━━━━━ Records to process ━━━━━
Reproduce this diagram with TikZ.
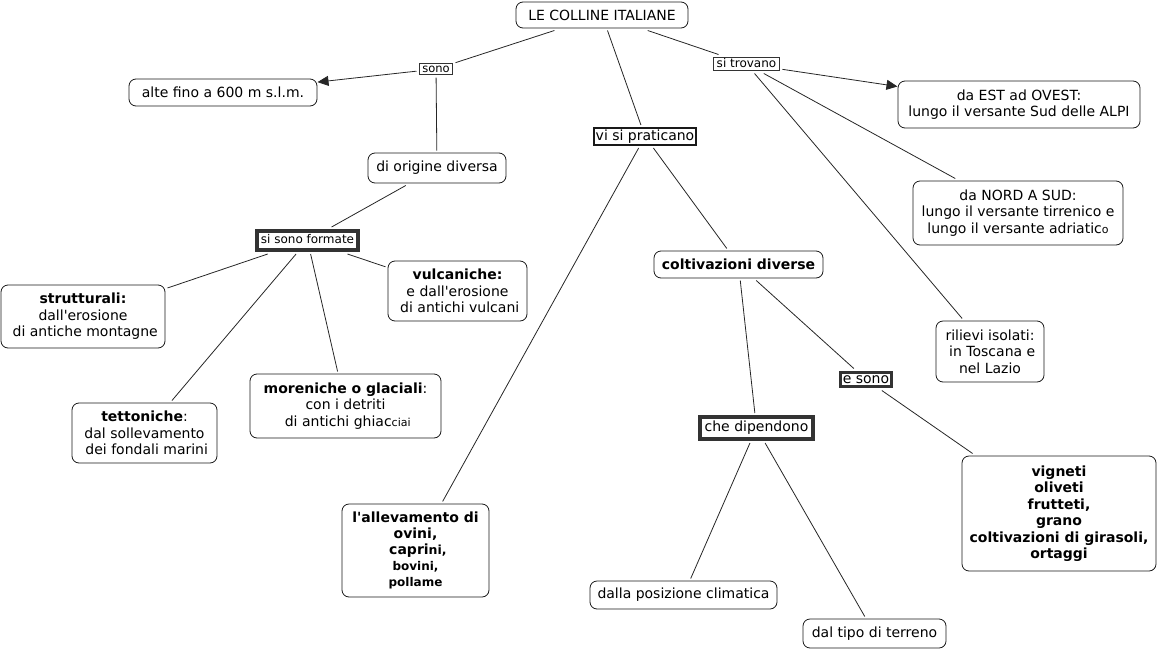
\documentclass[tikz,border=0pt]{standalone}
\usepackage{fontspec}
\setmainfont{DejaVu Sans}[Ligatures=TeXOff]
\usetikzlibrary{arrows.meta,backgrounds}
\begin{document}
\begin{tikzpicture}[x=1pt,y=-1pt,
  concept/.style={draw=black!90, line width=0.8pt, rounded corners=7pt, fill=white,
    align=center, inner sep=0pt, outer sep=2.5pt, font=\fontsize{14}{16.5}\selectfont},
  linkbox/.style={draw=black!80, fill=white, inner sep=0pt, align=center,
    font=\fontsize{14}{16}\selectfont, text height=10pt, text depth=3pt},
  conn/.style={draw=black!85, line width=0.8pt},
  arr/.style={conn, shorten >=-2pt, -{Triangle[length=11pt,width=10pt]}}
]
\useasboundingbox (0,0) rectangle (1157,651);

% concepts
\node[concept, minimum width=172pt, minimum height=26pt] (title) at (602,15) {LE COLLINE ITALIANE};
\node[concept, minimum width=188pt, minimum height=27pt] (alte) at (223,92.5) {alte fino a 600 m s.l.m.};
\node[concept, minimum width=242pt, minimum height=47pt] (daest) at (1019,104.5) {da EST ad OVEST:\\lungo il versante Sud delle ALPI};
\node[concept, minimum width=210pt, minimum height=64pt] (dinord) at (1018,213) {da NORD A SUD:\\lungo il versante tirrenico e\\lungo il versante adriatic{\fontsize{11}{12}\selectfont o}};
\node[concept, minimum width=138pt, minimum height=30pt] (origine) at (437,168) {di origine diversa};
\node[concept, minimum width=164pt, minimum height=63pt] (strutturali) at (83,316.5) {\textbf{strutturali:}\\dall'erosione\\\ di antiche montagne};
\node[concept, minimum width=139pt, minimum height=60pt] (vulcaniche) at (457.5,291) {\textbf{vulcaniche:}\\e dall'erosione\\\ di antichi vulcani};
\node[concept, minimum width=145pt, minimum height=60pt] (tettoniche) at (144.5,433) {\textbf{tettoniche}:\\dal sollevamento\\\ dei fondali marini};
\node[concept, minimum width=191pt, minimum height=64pt] (moreniche) at (345.5,406) {\textbf{moreniche o glaciali}:\\con i detriti\\\ di antichi ghiac{\fontsize{11}{12}\selectfont ciai}};
\node[concept, minimum width=169pt, minimum height=27pt] (coltivazioni) at (738.5,264.5) {\textbf{coltivazioni diverse}};
\node[concept, minimum width=108pt, minimum height=61pt] (rilievi) at (990,351.5) {rilievi isolati:\\\ in Toscana e\\nel Lazio};
\node[concept, minimum width=194pt, minimum height=115pt, font=\bfseries\fontsize{14}{16.5}\selectfont] (vigneti) at (1059,513.5) {vigneti\\oliveti\\frutteti,\\grano\\coltivazioni di girasoli,\\ortaggi};
\node[concept, minimum width=147pt, minimum height=93pt, font=\bfseries\fontsize{14}{16}\selectfont] (allevamento) at (415.5,550.5) {l'allevamento di\\ovini,\\\ capri{\fontsize{12.5}{14}\selectfont ni,}\\{\fontsize{12}{14}\selectfont bovini,}\\{\fontsize{12}{14}\selectfont pollame}};
\node[concept, minimum width=187pt, minimum height=28pt] (posizione) at (683.5,595) {dalla posizione climatica};
\node[concept, minimum width=143pt, minimum height=29pt] (tipo) at (874.5,633.5) {dal tipo di terreno};

% linking phrases
\node[linkbox, line width=1.6pt, minimum width=33pt, minimum height=11pt,
  font=\fontsize{11.5}{12}\selectfont, text height=8.5pt, text depth=1pt, outer sep=3pt] (sono) at (436,69) {sono};
\node[linkbox, line width=1.6pt, minimum width=66pt, minimum height=13pt,
  font=\fontsize{12}{13}\selectfont, text height=9pt, text depth=2.5pt, outer sep=3pt] (sitrovano) at (746.5,64) {si trovano};
\node[linkbox, draw=black!90, line width=1.8pt, minimum width=102pt, minimum height=17pt, outer sep=3pt] (praticano) at (645,136.5) {vi si praticano};
\node[linkbox, line width=4pt, minimum width=101pt, minimum height=19pt,
  font=\fontsize{12}{13}\selectfont, text height=9pt, text depth=2.5pt, outer sep=4pt] (formate) at (307.5,240.5) {si sono formate};
\node[linkbox, line width=3pt, minimum width=51pt, minimum height=14pt,
  text height=9.5pt, text depth=1pt, outer sep=4pt] (esono) at (866,379.5) {e sono};
\node[linkbox, line width=4pt, minimum width=113pt, minimum height=22pt, outer sep=4pt] (dipendono) at (756.5,428) {che dipendono};

% connectors
\begin{scope}[on background layer]
\draw[conn] (title) -- (sono);
\draw[arr] (sono) -- (alte);
\draw[conn] (sono) -- (origine);
\draw[conn] (title) -- (praticano);
\draw[conn] (title) -- (sitrovano);
\draw[arr] (sitrovano) -- (daest);
\draw[conn] (sitrovano) -- (dinord);
\draw[conn] (sitrovano) -- (rilievi);
\draw[conn] (origine) -- (formate);
\draw[conn] (formate) -- (strutturali);
\draw[conn] (formate) -- (tettoniche);
\draw[conn] (formate) -- (moreniche);
\draw[conn] (formate) -- (vulcaniche);
\draw[conn] (praticano) -- (allevamento);
\draw[conn] (praticano) -- (coltivazioni);
\draw[conn] (coltivazioni) -- (dipendono);
\draw[conn] (coltivazioni) -- (esono);
\draw[conn] (esono) -- (vigneti);
\draw[conn] (dipendono) -- (posizione);
\draw[conn] (dipendono) -- (tipo);
\end{scope}
\end{tikzpicture}
\end{document}
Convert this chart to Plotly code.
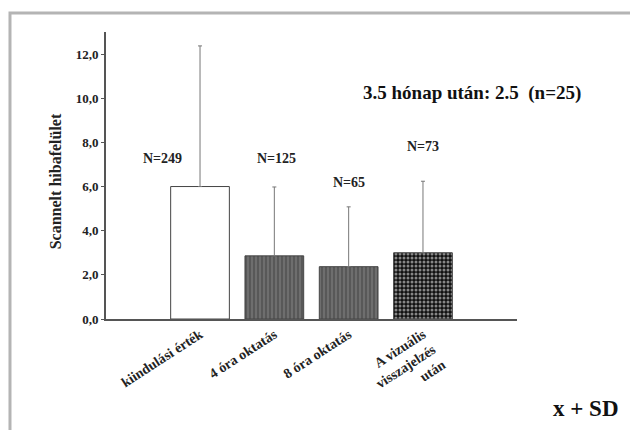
import plotly.graph_objects as go

categories = ["kiindulási érték", "4 óra oktatás", "8 óra oktatás", "A vizuális<br>visszajelzés<br>után"]
means = [6.0, 2.86, 2.37, 3.0]
sds = [6.37, 3.12, 2.71, 3.24]
n_labels = ["N=249", "N=125", "N=65", "N=73"]
n_label_x = [-0.51, 1.03, 2.0, 3.0]
n_label_y = [7.26, 7.26, 6.17, 7.8]
ytick_vals = [0, 2, 4, 6, 8, 10, 12]
ytick_text = ["0,0", "2,0", "4,0", "6,0", "8,0", "10,0", "12,0"]

FONT = "Liberation Serif, DejaVu Serif, serif"
xs = list(range(len(categories)))

fig = go.Figure()

styles = [
    dict(color="white", pattern=dict(shape="")),
    dict(color="#585858", pattern=dict(shape="|", fgcolor="#b0b0b0", bgcolor="#585858", size=4, solidity=0.25)),
    dict(color="#585858", pattern=dict(shape="|", fgcolor="#b0b0b0", bgcolor="#585858", size=4, solidity=0.25)),
    dict(color="#111111", pattern=dict(shape=".", fgcolor="#ffffff", bgcolor="#111111", size=4, solidity=0.45)),
]

for i in xs:
    fig.add_trace(go.Bar(
        x=[xs[i]], y=[means[i]], width=0.79,
        marker=dict(color=styles[i]["color"], pattern=styles[i]["pattern"],
                    line=dict(color="#444444", width=1)),
        error_y=dict(type="data", symmetric=False, array=[sds[i]], arrayminus=[0],
                     color="#777777", thickness=1, width=2),
        showlegend=False, hoverinfo="skip",
    ))

for x, y, t in zip(n_label_x, n_label_y, n_labels):
    fig.add_annotation(x=x, y=y, text=t, showarrow=False, xanchor="center", yanchor="middle",
                       font=dict(family=FONT, size=14, color="#222", weight="bold"))

fig.add_annotation(xref="paper", yref="paper", x=0.89, y=0.788, text="3.5 hónap után: 2.5  (n=25)",
                   showarrow=False, xanchor="center", yanchor="middle",
                   font=dict(family=FONT, size=19, color="#111", weight="bold"))
fig.add_annotation(xref="paper", yref="paper", x=1.168, y=-0.312, text="x + SD",
                   showarrow=False, xanchor="center", yanchor="middle",
                   font=dict(family=FONT, size=23, color="#111", weight="bold"))
fig.add_annotation(xref="paper", yref="paper", x=-0.124, y=0.48, text="Scannelt hibafelület",
                   textangle=-90, showarrow=False, xanchor="center", yanchor="middle",
                   font=dict(family=FONT, size=16, color="#222", weight="bold"))

# outer grey frame
fig.add_shape(type="rect", xref="paper", yref="paper", x0=-0.2336, x1=1.6, y0=-0.6, y1=1.066,
              line=dict(color="#b4b4b4", width=3), layer="below")

# page body has an 8px margin, so the figure is 8px smaller and shifted
fig.update_layout(
    width=630, height=422,
    margin=dict(l=98, r=121, t=24, b=111),
    paper_bgcolor="white", plot_bgcolor="white",
    xaxis=dict(range=[-1.265, 4.265], tickvals=xs, ticktext=categories, tickangle=-33,
               showline=True, linecolor="#555555", linewidth=2, ticks="", showgrid=False,
               zeroline=False,
               tickfont=dict(family=FONT, size=14, color="#222", weight="bold")),
    yaxis=dict(range=[0, 13], tickvals=ytick_vals, ticktext=ytick_text,
               showline=True, linecolor="#555555", linewidth=2, ticks="outside", ticklen=3,
               tickcolor="#555555", showgrid=False, zeroline=False,
               tickfont=dict(family=FONT, size=13, color="#222", weight="bold")),
)

fig.write_html("out.html")
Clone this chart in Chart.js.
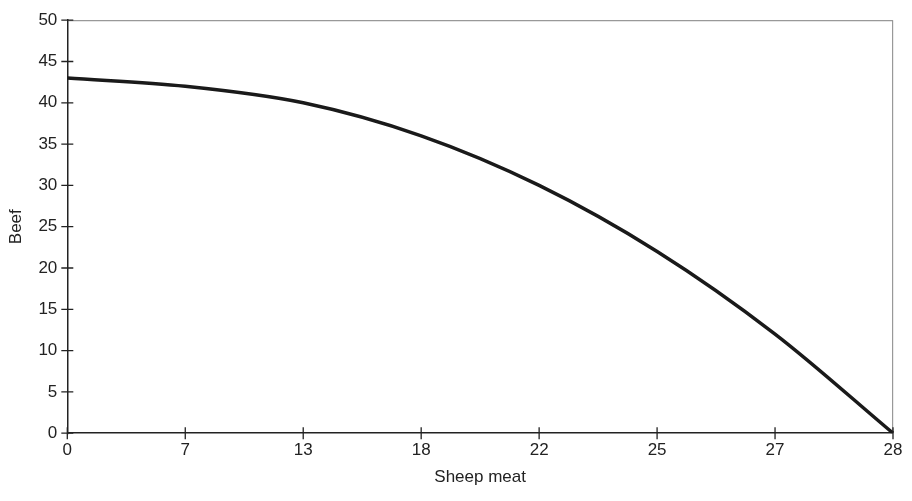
<!DOCTYPE html>
<html>
<head>
<meta charset="utf-8">
<script src="https://cdn.jsdelivr.net/npm/chart.js@4/dist/chart.umd.min.js"></script>
<style>
  html, body { margin: 0; padding: 0; background: #fff; }
  #wrap { width: 912px; height: 501px; }
</style>
</head>
<body>
<div id="wrap"><canvas id="chart"></canvas></div>
<script>
const sheepMeat = ["0", "7", "13", "18", "22", "25", "27", "28"];
const beef = [43, 42, 40, 36, 30, 22, 12, 0];
const beefTicks = [0, 5, 10, 15, 20, 25, 30, 35, 40, 45, 50];

// little ticks that cross the axis lines, both sides
const crossTicks = {
  id: "crossTicks",
  afterDraw(chart) {
    const { ctx, chartArea, scales } = chart;
    ctx.save();
    ctx.strokeStyle = "#222";
    ctx.lineWidth = 1.3;
    ctx.beginPath();
    beefTicks.forEach(v => {
      const y = scales.y.getPixelForValue(v);
      ctx.moveTo(chartArea.left - 6, y);
      ctx.lineTo(chartArea.left + 6, y);
    });
    sheepMeat.forEach((_, i) => {
      const x = scales.x.getPixelForValue(i);
      ctx.moveTo(x, chartArea.bottom - 6);
      ctx.lineTo(x, chartArea.bottom + 6);
    });
    ctx.stroke();
    ctx.restore();
  }
};

const font = { family: "Liberation Sans, Arial", size: 17 };

new Chart(document.getElementById("chart"), {
  type: "line",
  data: {
    labels: sheepMeat,
    datasets: [{
      data: beef,
      borderColor: "#1a1a1a",
      borderWidth: 3.5,
      pointRadius: 0,
      cubicInterpolationMode: "monotone",
      fill: false
    }]
  },
  options: {
    responsive: true,
    maintainAspectRatio: false,
    animation: false,
    layout: { padding: { top: 2, right: 19, left: 2, bottom: 9 } },
    plugins: { legend: { display: false }, tooltip: { enabled: false } },
    scales: {
      x: {
        offset: false,
        grid: {
          drawTicks: false,
          color: ctx => ctx.index === sheepMeat.length - 1 ? "#999" : "transparent",
          lineWidth: 1.2
        },
        border: { color: "#222", width: 1.5 },
        ticks: { color: "#222", padding: 7, maxRotation: 0, font },
        title: {
          display: true,
          text: "Sheep meat",
          color: "#222",
          padding: { top: 0 },
          font
        }
      },
      y: {
        min: 0,
        max: 50,
        afterBuildTicks: scale => { scale.ticks = beefTicks.map(v => ({ value: v })); },
        grid: {
          drawTicks: false,
          color: ctx => ctx.tick && ctx.tick.value === 50 ? "#999" : "transparent",
          lineWidth: 1.2
        },
        border: { color: "#222", width: 1.5 },
        ticks: { color: "#222", padding: 10, font },
        title: {
          display: true,
          text: "Beef",
          color: "#222",
          padding: { bottom: 2 },
          font
        }
      }
    }
  },
  plugins: [crossTicks]
});
</script>
</body>
</html>
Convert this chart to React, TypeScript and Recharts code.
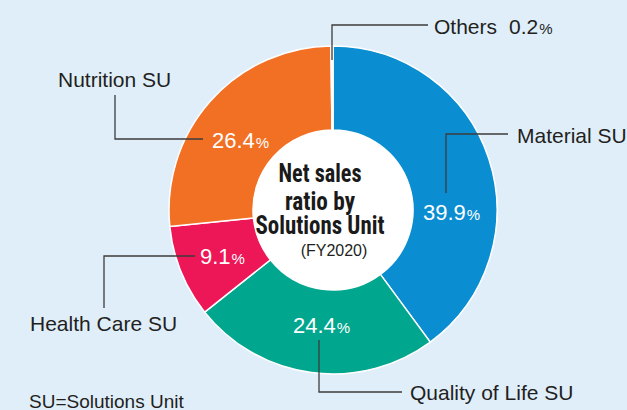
━━━━━
The request — What lines above run from the one with "Convert this chart to Plotly code." to the one with "fig = go.Figure()"? Give them again exactly, ends included, and leave the pictures out.

Exercise result —
Convert this chart to Plotly code.
import plotly.graph_objects as go

categories = ["kiindulási érték", "4 óra oktatás", "8 óra oktatás", "A vizuális<br>visszajelzés<br>után"]
means = [6.0, 2.86, 2.37, 3.0]
sds = [6.37, 3.12, 2.71, 3.24]
n_labels = ["N=249", "N=125", "N=65", "N=73"]
n_label_x = [-0.51, 1.03, 2.0, 3.0]
n_label_y = [7.26, 7.26, 6.17, 7.8]
ytick_vals = [0, 2, 4, 6, 8, 10, 12]
ytick_text = ["0,0", "2,0", "4,0", "6,0", "8,0", "10,0", "12,0"]

FONT = "Liberation Serif, DejaVu Serif, serif"
xs = list(range(len(categories)))

fig = go.Figure()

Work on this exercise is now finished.